Characteristic zero and characteristic $p$ in algebraic geometry

Question

Are there non-trivial (i.e. excluding concepts that can be defined only for $p>0$) statements in algebraic geometry that hold for all fields of characteristic $p$ for all prime $p$ but are known to be false in characteristic zero?

Answer 1

Here are two examples.

The moduli space of dimension $g$ principally polarized abelian varieties $A_g$ contains complete codimension $g$ subvarieties in any positive characteristic $p$ (for instance, the locus of abelian varieties with no nontrivial $p$-torsion points), but not in characteristic $0$ (by Keel and Sadun arXiv:math/0204229).

The other example is also a resul of Keel (arXiv:math/9901149). It states that a nef and big line bundle $L$ on a projective variety over a field of positive characteristic is semi-ample if and only if its restriction to the exceptional locus (i.e. the union of subvarieties $Z$ such that $L|_Z$ is not big) is semi-ample. This criterion is not true in characteristic $0$.

Answer 2

One other example: in characteristic $p>0$ there exist non trivial embeddings of the affine line $\mathbb{A}^1$ into the affine plane $\mathbb{A}^2$ (i.e. embeddings that are not equal to the composition of $x\mapsto (x,0)$ with an automorphism of $\mathbb{A}^2$). For example,

$x\mapsto (x^{p^2},x^{p^2+p}+x)$

is an embbeding because $k[x^{p^2},x^{p^2+p}+x]=k[x]$ (take $f=x^{p^2}$ and $g=x^{p^2+p}+x$, then $g^p-f^{p+1}=x^p$). It is not trivial because the degree of one component does not divide the other one.

In characteristic zero, there is no non-trivial embedding of $\mathbb{A}^1$ into $\mathbb{A}^2$. This is the famous Abhyankar-Moh theorem (Abhyankar, S.; Moh, T. T., Embeddings of the line in the plane. J. Reine Angew. Math. 276 (1975), 148–166.)

Answer 3

Perhaps this is an example of the contrapositive of a statement in char 0 that fails in all positive characteristics. The affine line has nontrivial \'etale covers over every field of positive characteristic, yet it is algebraically simply connected in characteristic $0$.

Answer 4

Tamagawa has shown that a smooth curve (of genus $\neq 1$) over $\bar{\mathbb{F}}_p$ is determined by its profinite $\pi_1$ up to finite indeterminacy, that is, that the map $$\pi_1: M_{g,n}(\bar{\mathbb{F}}_p )\longrightarrow \mbox{Profinite groups up to isomorphism}$$ is finite-to-one. This is clearly false over, say, $\bar{\mathbb{Q}}$. It's not correct to conclude therefore that there are just fewer curves in characteristic $p$, in some sense. The truth is that $\pi_1$ simply retains more geometric information.

Answer 5

Here is a paper by Rachel Pries and Katherine Stevenson that addresses the question:

http://www.math.colostate.edu/~pries/Preprints/11dgroupreportv036.pdf

Full reference: Pries, R. and Stevenson, K. "A survey of Galois theory of curves in characteristic p" , Fields Institute Communications 60 , American Mathematical Society, Providence RI, (2011), 169-191.

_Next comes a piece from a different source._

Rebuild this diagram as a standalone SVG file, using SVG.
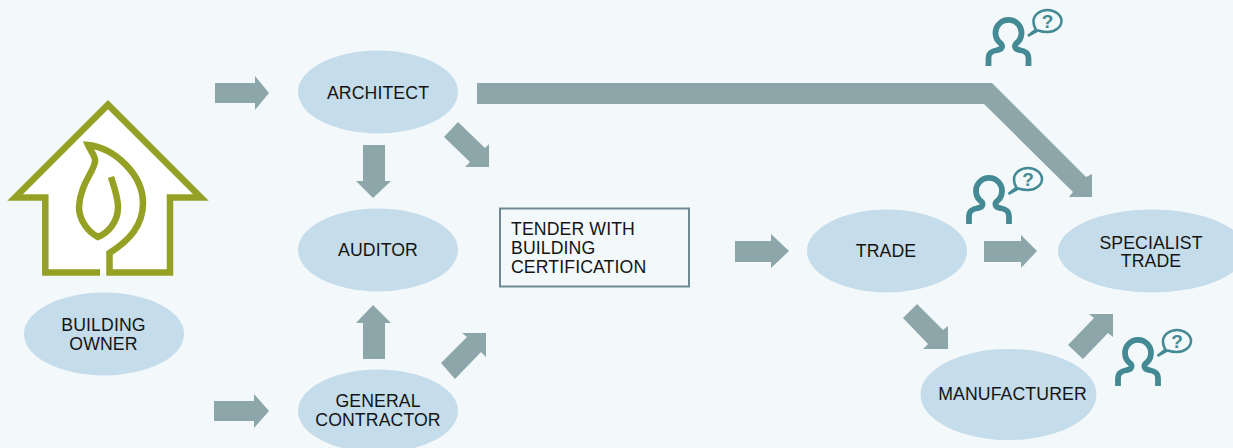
<svg xmlns="http://www.w3.org/2000/svg" xmlns:xlink="http://www.w3.org/1999/xlink" width="1233" height="448" viewBox="0 0 1233 448">
<style>
.n{fill:#c5dcea}
.t{font-family:"Liberation Sans",Arial,sans-serif;font-size:17.700px;letter-spacing:.1px;fill:#141414;text-anchor:middle}
.l{text-anchor:start}
.a{fill:#8ca6aa}
.g{fill:none;stroke:#95a125;stroke-width:6.500;stroke-miterlimit:8}
.p{fill:none;stroke:#438a94;stroke-width:5.800}
.b{fill:#f3f8fb;stroke:#438a94;stroke-width:2.500}
.q{font-family:"Liberation Sans",Arial,sans-serif;font-size:19px;font-weight:bold;fill:#438a94;text-anchor:middle}
</style>
<defs>
<g id="person">
<path class="p" d="M-20 33V25C-20 20-17 18-11 17C-6.500 16.500-5 13-8 10.200A13 13 0 1 1 8 10.200C5 13 6.500 16.500 11 17C17 18 20 20 20 25V33"/>
<path class="b" d="M19.500 3L27.500 -3.500C25.500 -6 25 -9 25 -12C25 -18 31.500 -23 39 -23C46.500 -23 53 -18 53 -12C53 -6 46.500 -1 39 -1C35 -1 32.500 -1.500 29.500 -2.500Z"/>
</g>
</defs>
<rect width="1233" height="448" fill="#f3f8fb"/>
<g id="connectors">
<polygon class="a" points="215,83 255,83 255,76 269,93 255,110 255,103 215,103"/>
<polygon class="a" points="214,401 254,401 254,394 269,411 254,428 254,421 214,421"/>
<polygon class="a" points="363,145 385,145 385,181 391,181 373,198 356,181 363,181"/>
<polygon class="a" points="363,359 385,359 385,323 391,323 373,305 356,323 363,323"/>
<polygon class="a" points="458,122 485,148 489,144 489,167 465,167 470,162 444,137"/>
<polygon class="a" points="441,363 467,337 462,333 486,333 486,357 481,352 455,379"/>
<polygon class="a" points="735,241 771,241 771,234 789,251 771,268 771,262 735,262"/>
<polygon class="a" points="984,241 1021,241 1021,235 1037,251 1021,268 1021,262 984,262"/>
<polygon class="a" points="917,304 943,330 948,326 948,349 923,349 928,344 903,318"/>
<polygon class="a" points="1068,345 1094,318 1089,314 1113,314 1113,337 1108,333 1083,359"/>
<polygon class="a" points="477,83 992,83 1086,177 1092,174 1092,197 1069,197 1073,192 984,104 477,104"/>
</g>
<g id="house">
<path d="M108 105L15 197.500H45.300V272.500H170V197.500H201Z" fill="#fff"/>
<path class="g" d="M100 272.500H45.300V197.500H15.100L108 104.600L200.900 197.500H170V272.500H109.500V253C130 240 143 225 143 203C143 175 115 148 88 145C91 152 96 156 95 162C93 173 80 185 79 207C79 220 88 232 98 237C108 233 118 222 118 207C118 197 114 187 111 177"/>
</g>
<g id="building-owner"><ellipse class="n" cx="104" cy="334" rx="80" ry="41.500"/><text class="t" x="103.500" y="331">BUILDING</text><text class="t" x="103.500" y="350">OWNER</text></g>
<g id="architect"><ellipse class="n" cx="378" cy="92" rx="80" ry="41.500"/><text class="t" x="378" y="99">ARCHITECT</text></g>
<g id="auditor"><ellipse class="n" cx="378" cy="250" rx="80" ry="41.500"/><text class="t" x="378" y="256">AUDITOR</text></g>
<g id="general-contractor"><ellipse class="n" cx="378" cy="411" rx="80" ry="41.500"/><text class="t" x="378" y="407">GENERAL</text><text class="t" x="378" y="426">CONTRACTOR</text></g>
<g id="tender"><rect x="500" y="208.500" width="189" height="78" fill="#f3f8fb" stroke="#6f8994" stroke-width="2"/><text class="t l" x="511" y="235">TENDER WITH</text><text class="t l" x="511" y="254">BUILDING</text><text class="t l" x="511" y="273">CERTIFICATION</text></g>
<g id="trade"><ellipse class="n" cx="887" cy="251" rx="80" ry="41.500"/><text class="t" x="886" y="257">TRADE</text></g>
<g id="specialist-trade"><ellipse class="n" cx="1152" cy="251" rx="94" ry="41.500"/><text class="t" x="1151" y="249">SPECIALIST</text><text class="t" x="1151" y="267">TRADE</text></g>
<g id="manufacturer"><ellipse class="n" cx="1008.500" cy="394.500" rx="88" ry="45.500"/><text class="t" x="1012.500" y="400">MANUFACTURER</text></g>
<g id="person-1"><use href="#person" x="1008.500" y="33"/><text class="q" x="1047.500" y="28">?</text></g>
<g id="person-2"><use href="#person" x="989" y="191"/><text class="q" x="1028" y="186">?</text></g>
<g id="person-3"><use href="#person" x="1138" y="353"/><text class="q" x="1177" y="348">?</text></g>
</svg>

I am not well-versed in this area, but I found this paper quite readable. Some of the examples in the paper (particularly the first half of the paper) have been brought up in answers already in this thread.

Answer 6

The stack $\overline{\mathcal{M}}_{g,n}$ of Deligne-Mumford stable curves and its coarse moduli space $\overline{M}_{g,n}$ are defined over $\mathbb{Z}$. Therefore they are defined over any commutative ring and in any characteristic.

Let $\pi:\mathcal{U}\rightarrow\overline{\mathcal{M}}_{g,n}$ be the universal curve, $\omega_{\pi}$ the relative dualizing sheaf and $\Sigma$ the union of the sections of $\pi$. Then $\mathcal{L}:=\pi_{*}\omega_{\pi}(\Sigma)$ is a line bundle on $\overline{\mathcal{M}}_{g,n}$.

If $p:\overline{\mathcal{M}}_{g,n}\rightarrow\overline{M}_{g,n}$ is the coarse moduli space then $p_{*}\mathcal{L}$ is semi-ample in positive characteristic but this fails in characteristic zero.

See http://arxiv.org/abs/math/9901149.